Wednesday, January 07, 2009

Forecasting Season

Along with post-holiday sales and carcasses of Christmas trees on the curb, this is the season of forecasts. Pundits, gurus and mavens emerge from their dens to favor the rest of us with insights about the next big thing or the soon no longer to be big thing. As with forecasts of stock markets and fashion trends this can be risky and tough to do. Forecasting does have advantages. Comedian Jay Leno summarized these when he assumed his long running late night show:

There’s no heavy lifting and nobody tells me to comeback and fix the jokes, which weren’t funny last night...

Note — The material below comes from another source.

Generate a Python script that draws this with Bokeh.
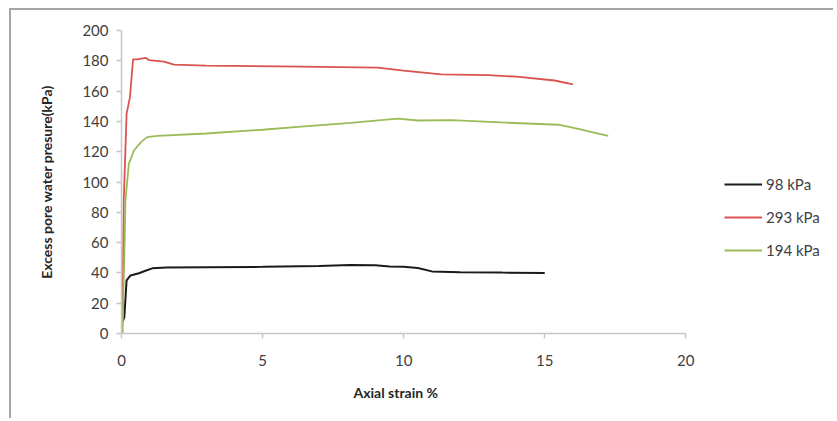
from bokeh.plotting import figure
from bokeh.models import Legend, LegendItem, Range1d, FixedTicker, Title
from bokeh.embed import file_html
from bokeh.resources import INLINE

# Data
strain_98 = [0.03, 0.1, 0.18, 0.32, 0.62, 0.8, 1.09, 1.6, 3.0, 5.0, 7.0, 8.1, 9.0, 9.5, 10.0, 10.5, 11.0, 12.0, 13.5, 15.0]
pwp_98 = [7.5, 10.8, 35.0, 38.3, 39.8, 41.1, 43.0, 43.5, 43.7, 44.0, 44.6, 45.2, 45.0, 44.2, 44.0, 43.2, 41.0, 40.5, 40.2, 40.0]

strain_293 = [0.03, 0.08, 0.18, 0.3, 0.41, 0.56, 0.85, 0.97, 1.5, 1.86, 3.0, 6.36, 9.08, 10.0, 11.33, 12.99, 14.0, 15.35, 16.0]
pwp_293 = [0.0, 87.8, 145.0, 156.0, 181.0, 181.0, 182.0, 180.5, 179.5, 177.5, 176.8, 176.2, 175.5, 173.5, 171.0, 170.5, 169.5, 167.0, 164.5]

strain_194 = [0.03, 0.1, 0.14, 0.26, 0.44, 0.7, 0.91, 1.27, 3.0, 5.0, 6.36, 8.13, 9.79, 10.5, 11.69, 13.46, 15.48, 16.19, 16.9, 17.25]
pwp_194 = [0.0, 50.0, 87.8, 112.0, 120.8, 126.5, 129.6, 130.5, 132.0, 134.5, 136.6, 139.0, 141.8, 140.6, 140.8, 139.3, 137.8, 135.0, 132.0, 130.5]

series_names = ["98 kPa", "293 kPa", "194 kPa"]
x_ticks = [0, 5, 10, 15, 20]
y_ticks = [0, 20, 40, 60, 80, 100, 120, 140, 160, 180, 200]
x_label = "Axial strain %"
y_label = "Excess pore water presure(kPa)"

FONT = "Lato"
TXT = "#404040"

p = figure(width=824, height=410, output_backend="svg", toolbar_location=None,
           x_range=Range1d(0, 25.2), y_range=Range1d(0, 200),
           min_border_left=110, min_border_right=3, min_border_top=20, min_border_bottom=87)
p.styles = {"margin-left": "9px", "margin-top": "8px",
            "border-left": "2px solid #a6a6a6", "border-top": "2px solid #a6a6a6"}
p.outline_line_color = None
p.xgrid.visible = False
p.ygrid.visible = False

for ax in (p.xaxis[0], p.yaxis[0]):
    ax.axis_line_color = "#c6c6c6"
    ax.axis_line_width = 1.5
    ax.major_tick_line_color = "#c6c6c6"
    ax.major_tick_line_width = 1.5
    ax.major_tick_in = 0
    ax.major_tick_out = 5
    ax.minor_tick_line_color = None
    ax.major_label_text_font = FONT
    ax.major_label_text_font_size = "15px"
    ax.major_label_text_color = TXT
    ax.axis_label_text_font = FONT
    ax.axis_label_text_font_size = "14px"
    ax.axis_label_text_font_style = "bold"
    ax.axis_label_text_color = "#262626"

p.xaxis.ticker = FixedTicker(ticks=x_ticks)
p.yaxis.ticker = FixedTicker(ticks=y_ticks)
p.xaxis.bounds = (0, 20)
p.yaxis.axis_label = y_label
p.xaxis.major_label_standoff = 16
p.yaxis.major_label_standoff = 8
p.yaxis.axis_label_standoff = 24
# invisible spacer label on the x axis to push the x title down a little
p.xaxis.axis_label = " "
p.xaxis.axis_label_text_font_size = "1px"
p.xaxis.axis_label_standoff = 4

# x-axis title, placed under the 0..20 axis span (the frame extends further right for the legend)
xt = Title(text=x_label, align="left", offset=232,
           text_font=FONT, text_font_size="14px", text_font_style="bold", text_color="#262626")
p.add_layout(xt, "below")

r1 = p.line(strain_98, pwp_98, line_color="#1a1a1a", line_width=2)
r2 = p.line(strain_293, pwp_293, line_color="#d9534f", line_width=1.8)
r3 = p.line(strain_194, pwp_194, line_color="#9bbb59", line_width=1.8)

legend = Legend(items=[LegendItem(label=series_names[0], renderers=[r1]),
                       LegendItem(label=series_names[1], renderers=[r2]),
                       LegendItem(label=series_names[2], renderers=[r3])],
                location=(603, 73), orientation="vertical",
                glyph_width=38, glyph_height=20, label_height=20, spacing=13,
                label_standoff=4, padding=0, margin=0,
                label_text_font=FONT, label_text_font_size="15px", label_text_color=TXT,
                border_line_color=None, background_fill_alpha=0)
p.add_layout(legend, "center")

open("out.html", "w").write(file_html(p, INLINE))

As marketers we are often asked to predict. How do we do it? Mostly badly. Do we have an alternative? I suggest following the advice of the late Peter Drucker and "predict the future, which is already happening" rather than speculate or paying others to speculate on your behalf.

What do we already know about 2009?

  • Consumer sentiment is negative
  • Real spending will decline
  • Commercial and consumer credit will decrease
  • More ad spending will be allocated to measurable media than broadcast
  • Your competitors will launch fewer new products
  • Promotional budgets will decline
  • You will have fewer marketing staff

For your own market and business you can extend this list and probably provide some relative quantification. This approach will save significant management and staff time. More important, it will let you focus on telling customers why your product or service is what they need even in a down economy.